Look for the stars first. Six bronze stars are embedded in the western wall of the South Carolina State House, set into the granite by the state itself, marking the spots where Union artillery shells struck the building on February 17, 1865. They are deliberate scars, polished and signed. The capitol that stands today was not yet finished when Sherman's army arrived and Columbia burned. Construction had begun in 1851 and would not be complete for another 56 years. The bronze stars mark a moment in that long building - a moment when the new capitol survived, but the old one across town did not.
The first South Carolina State House was completed in 1790 to a design by James Hoban, an Irish immigrant who had landed in Charleston after the Revolution. Hoban's work in Columbia caught the attention of Henry Laurens, who recommended him to President Washington. Washington hired Hoban to design the executive mansion in the new federal capital - the building Americans now call the White House. Old prints of the two buildings show clear family resemblance: same proportions, same restraint. The Columbia original burned on February 17, 1865, when Sherman's army occupied the city. The new building, still unfinished, took the artillery hits marked by those bronze stars.
Construction on the current State House began in 1851 under P. H. Hammarskold. He was dismissed for fraud. The half-built structure was then largely dismantled because of defective materials. John Niernsee took over in 1855 and worked through the Civil War interruption; his son Frank McHenry Niernsee continued in the late 1880s. Frank Pierce Milburn and then Charles Coker Wilson finished the work, completing the exterior in 1907 - the year a 56-year construction project finally ended. The Classical Revival building is about 180 feet tall, 300 feet long, weighs over 70,000 tons, and was designated a National Historic Landmark in 1976 specifically for its role in the Reconstruction era that surrounded its completion.
The grounds carry more arguments than any other state capitol's. The 1879 South Carolina Monument to the Confederate Dead was unveiled before 15,000 people, an early example of Lost Cause commemoration. It went up on the State House grounds only after Reconstruction ended and the biracial Republican legislature was forced out, following the fraudulent and violent 1876 election of Governor Wade Hampton III. The Confederate battle flag flew from the State House dome from 1961 until July 1, 2000, when, after decades of boycotts and protests, lawmakers moved it down to a flagpole beside that 1879 monument. It came down completely on July 10, 2015 - in the days after a white supremacist murdered nine Black worshippers at Mother Emanuel AME Church in Charleston. Governor Nikki Haley signed the removal bill into law.

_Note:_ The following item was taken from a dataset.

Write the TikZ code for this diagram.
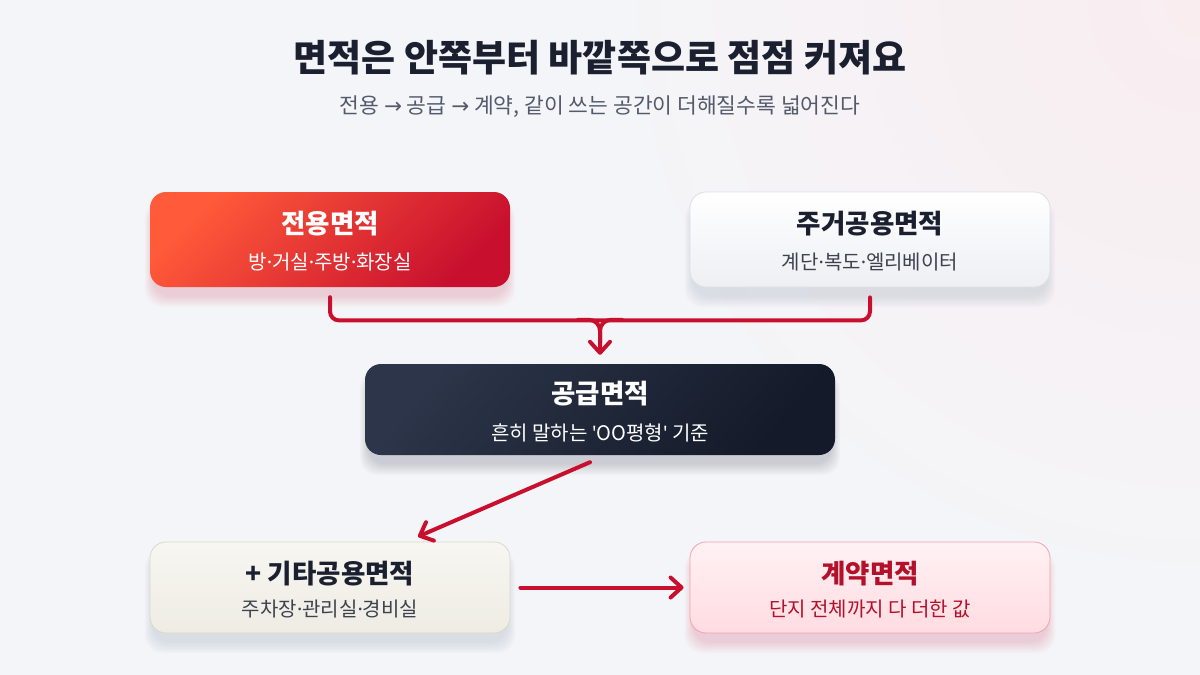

Other monuments still demand argument. The Benjamin Tillman statue, dedicated 1940, honors a senator who openly advocated terror against Black voters during Reconstruction; protestors have called for its removal. The Dr. J. Marion Sims monument honors a pioneer of gynecology who developed his surgical techniques by operating on enslaved women without anesthesia. A statue of Strom Thurmond, erected in the late 1990s, was later amended to add the name of his daughter Essie Mae Washington-Williams, born of his relationship with an African American household worker - a name his family had not publicly acknowledged in his lifetime. Authorized by Act 457 of the General Assembly and unveiled on March 26, 2001, the African-American History Monument is the only one of its kind on any state capitol grounds, telling four centuries of Black South Carolinian history in bronze relief.
Buried on the State House grounds is Captain Swanson Lunsford, a Virginia-born Revolutionary War officer who died in 1799. He once owned the land. His descendants erected a marker over his grave in 1953. The Palmetto Monument - cast iron and copper, made by Christopher Werner in 1856 - honors the Palmetto Regiment, South Carolina's soldiers in the Mexican-American War, a war the state's leaders supported because new territory would shift the balance of slave and free states in Congress. The grounds are, in this sense, transparent: nothing has been hidden, even when it should perhaps have been removed. Visitors walk past every argument the state has ever had with itself.
Located at 34.0004 degrees N, 81.0331 degrees W, at the corner of Gervais and Assembly Streets in downtown Columbia, South Carolina. The Classical Revival dome is about 180 feet tall and visible from several miles in clear weather. From the air, the State House sits at the center of a grid of state office buildings, with the University of South Carolina campus immediately to the east and the Congaree River about a half-mile to the west. Best viewed from 2,000-3,000 feet AGL. Nearest airport: Columbia Metropolitan (KCAE), 6 nautical miles southwest. Jim Hamilton-L.B. Owens Field (KCUB) is 3 nautical miles south. McEntire JNGB (KMMT) sits 12 nautical miles southeast.